The design is pragmatic:

  • Direct HTTPS federation between chatmail servers = lower latency than SMTP-only paths and less routing metadata exposure.
  • Classic SMTP fallback = maximum compatibility with the rest of the email world.

Users and operators usually don’t have to think about which path is being used. The servers negotiate it automatically.

What the Receiving Server Does

When any message arrives (local or federated):

  1. The PGP-only gate runs again on the receiving side (defense in depth).
  2. Policy and blocklist checks are performed.
  3. Quota is checked.
  4. The encrypted message is written to the recipient’s Maildir.
  5. Any connected IMAP clients are notified (IDLE push).

Even when a message comes from another chatmail server, the receiving server still enforces its own rules. This is important for security and spam control.

Federation Health and the Admin View

Operators can see useful information in the admin interface (or via CLI):

  • Which other servers their server has recently talked to
  • Success rate and average latency for deliveries to each peer
  • Current size of the outbound retry queue

This helps spot when another server is having problems or when there is a routing issue.

If deliveries to a particular domain keep failing, the admin can sometimes add a DNS override or investigate the other server’s configuration.

What Users Experience

For normal users on Delta Chat, federation is mostly invisible:

  • They just type an address and send.
  • If the recipient is on another chatmail server, the message usually arrives very quickly.
  • If the recipient is on a regular email provider, it still works (via the SMTP fallback).
  • Delivery failures are reported back in a way Delta Chat can show nicely to the user.

The complexity of federation is deliberately hidden from the end user.

Important Privacy Points

  • Messages are encrypted on the sender’s device before they ever touch the network.
  • The sending server cannot read the content (it only sees encrypted data).
  • The receiving server also cannot read the content (same reason).
  • Federation metadata (which servers talked to which) is much lower than traditional email in the preferred HTTPS path.

This is why many people consider chatmail federation more private than routing everything through big email providers.

Common Operator Questions

“Can I force all mail to another specific server to use the direct HTTPS path?”

In many cases the server will prefer it automatically once it has successfully used the direct path once. There are also admin tools (DNS overrides, endpoint cache) for special cases.

“What if the other server is not a chatmail server?”

It will usually fall back to normal SMTP. Delivery may be slower and you lose HTTP-first federation behaviour, but basic email delivery can still work.

“Do I need special firewall rules for federation?”

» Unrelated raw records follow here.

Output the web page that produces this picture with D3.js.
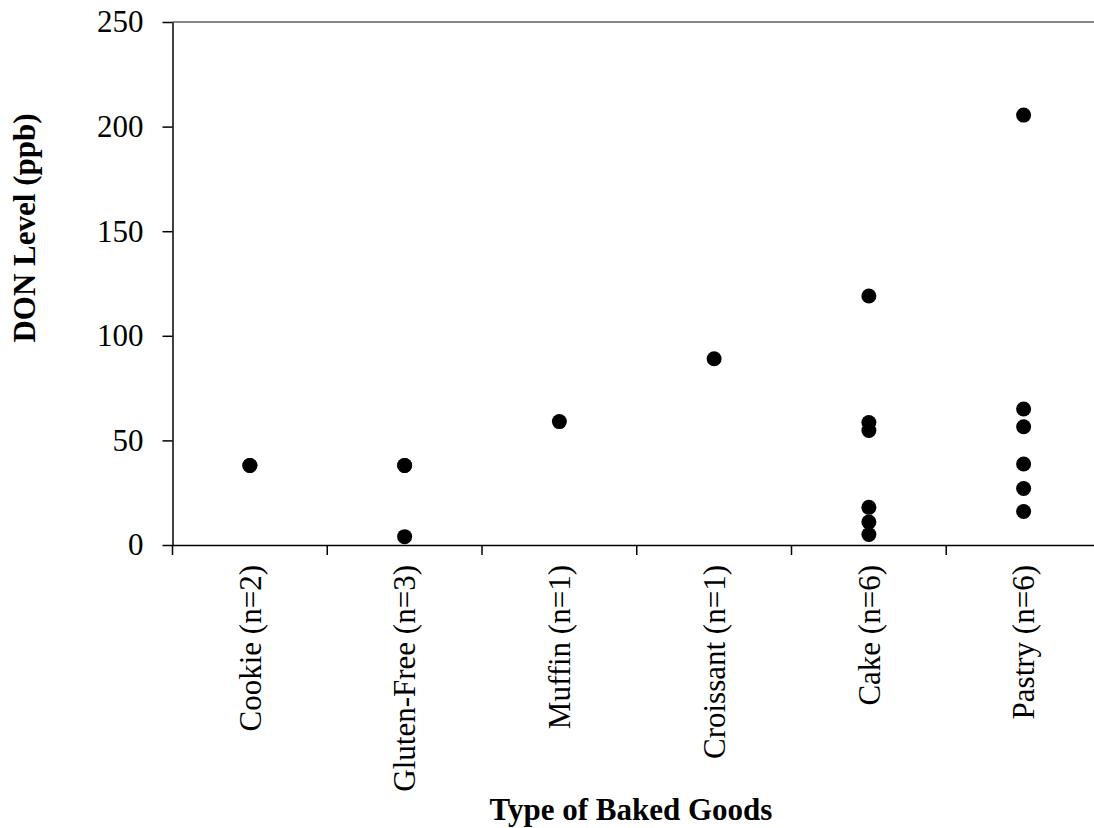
<!DOCTYPE html>
<html lang="en">

<head>
  <meta charset="UTF-8">
  <script src="https://cdn.jsdelivr.net/npm/d3@7"></script>
  <title>DON Level by Baked Goods</title>
  <style>
    body {
      margin: 0;
      background: white;
    }

    text {
      font-family: 'Liberation Serif', 'Times New Roman', serif;
      fill: black;
    }
  </style>
</head>

<body>
  <svg width="1094" height="828" id="chart"></svg>
  <script>
    // categories and DON readings (ppb)
    const categories = ["Cookie (n=2)", "Gluten-Free (n=3)", "Muffin (n=1)", "Croissant (n=1)", "Cake (n=6)", "Pastry (n=6)"];
    const cookie = [38, 38];
    const glutenFree = [38, 38, 4];
    const muffin = [59];
    const croissant = [89];
    const cake = [119, 58.5, 54.7, 18, 11, 5];
    const pastry = [205.5, 65, 56.5, 38.7, 27, 16];
    const yTicks = [0, 50, 100, 150, 200, 250];

    const series = [cookie, glutenFree, muffin, croissant, cake, pastry];
    const points = [];
    series.forEach((vals, i) => vals.forEach(v => points.push({ cat: categories[i], value: v })));

    const svg = d3.select("#chart");
    const plotLeft = 172.5, plotRight = 1101, plotTop = 22, plotBottom = 545;

    const x = d3.scaleBand()
      .domain(categories)
      .range([plotLeft, plotRight]);
    const y = d3.scaleLinear()
      .domain([0, 250])
      .range([plotBottom, plotTop]);

    // top and right border of plot area (gray)
    svg.append("line")
      .attr("x1", plotLeft).attr("x2", plotRight)
      .attr("y1", y(250)).attr("y2", y(250))
      .attr("stroke", "#868686").attr("stroke-width", 2);
    svg.append("line")
      .attr("x1", plotRight).attr("x2", plotRight)
      .attr("y1", y(250)).attr("y2", y(0))
      .attr("stroke", "#868686").attr("stroke-width", 2);

    // y axis
    const yAxis = svg.append("g")
      .attr("transform", `translate(${plotLeft},0)`)
      .call(d3.axisLeft(y).tickValues(yTicks).tickSize(10).tickSizeOuter(0).tickPadding(19));
    yAxis.selectAll("text").style("font-size", "31px");
    yAxis.selectAll("line, path").attr("stroke", "black").attr("stroke-width", 1.5);

    // x axis (labels at band centres, ticks at band edges)
    const xAxis = svg.append("g")
      .attr("transform", `translate(0,${plotBottom})`)
      .call(d3.axisBottom(x).tickSize(0).tickSizeOuter(0));
    xAxis.select("path").attr("stroke", "black").attr("stroke-width", 1.5);
    xAxis.selectAll(".tick text")
      .style("font-size", "31px")
      .attr("text-anchor", "end")
      .attr("transform", "rotate(-90)")
      .attr("x", -20)
      .attr("y", 0)
      .attr("dy", "0.35em");

    const edges = categories.map(c => x(c)).concat([x(categories[categories.length - 1]) + x.bandwidth()]);
    xAxis.selectAll("line.edge")
      .data(edges).enter().append("line").attr("class", "edge")
      .attr("x1", d => d).attr("x2", d => d)
      .attr("y1", 0).attr("y2", 10)
      .attr("stroke", "black").attr("stroke-width", 1.5);

    // dots
    svg.selectAll("circle.dot")
      .data(points).enter().append("circle").attr("class", "dot")
      .attr("cx", d => x(d.cat) + x.bandwidth() / 2)
      .attr("cy", d => y(d.value))
      .attr("r", 7.5)
      .attr("fill", "black");

    // axis titles
    svg.append("text")
      .attr("transform", "translate(35,228) rotate(-90)")
      .attr("text-anchor", "middle")
      .style("font-size", "31px")
      .style("font-weight", "bold")
      .text("DON Level (ppb)");

    svg.append("text")
      .attr("x", 631)
      .attr("y", 820)
      .attr("text-anchor", "middle")
      .style("font-size", "31px")
      .style("font-weight", "bold")
      .text("Type of Baked Goods");
  </script>
</body>

</html>
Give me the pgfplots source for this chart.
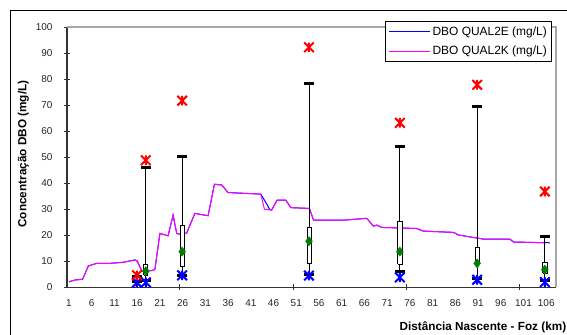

For reliable chatmail-to-chatmail delivery, outbound HTTPS (443) should work. The SMTP fallback uses port 25 outbound. Many networks already allow this.

Summary

Sending and receiving on a chatmail server works like this:

  • Local messages = fast and simple (encrypted blob written to disk + push).
  • Messages to other chatmail servers = preferred fast HTTPS federation with classic email as a reliable fallback.
  • The strong encryption rules are enforced on both ends.
  • Most of the complexity is hidden from users.

This hybrid approach keeps HTTP-first delivery between chatmail relays while retaining SMTP fallback for the wider Internet.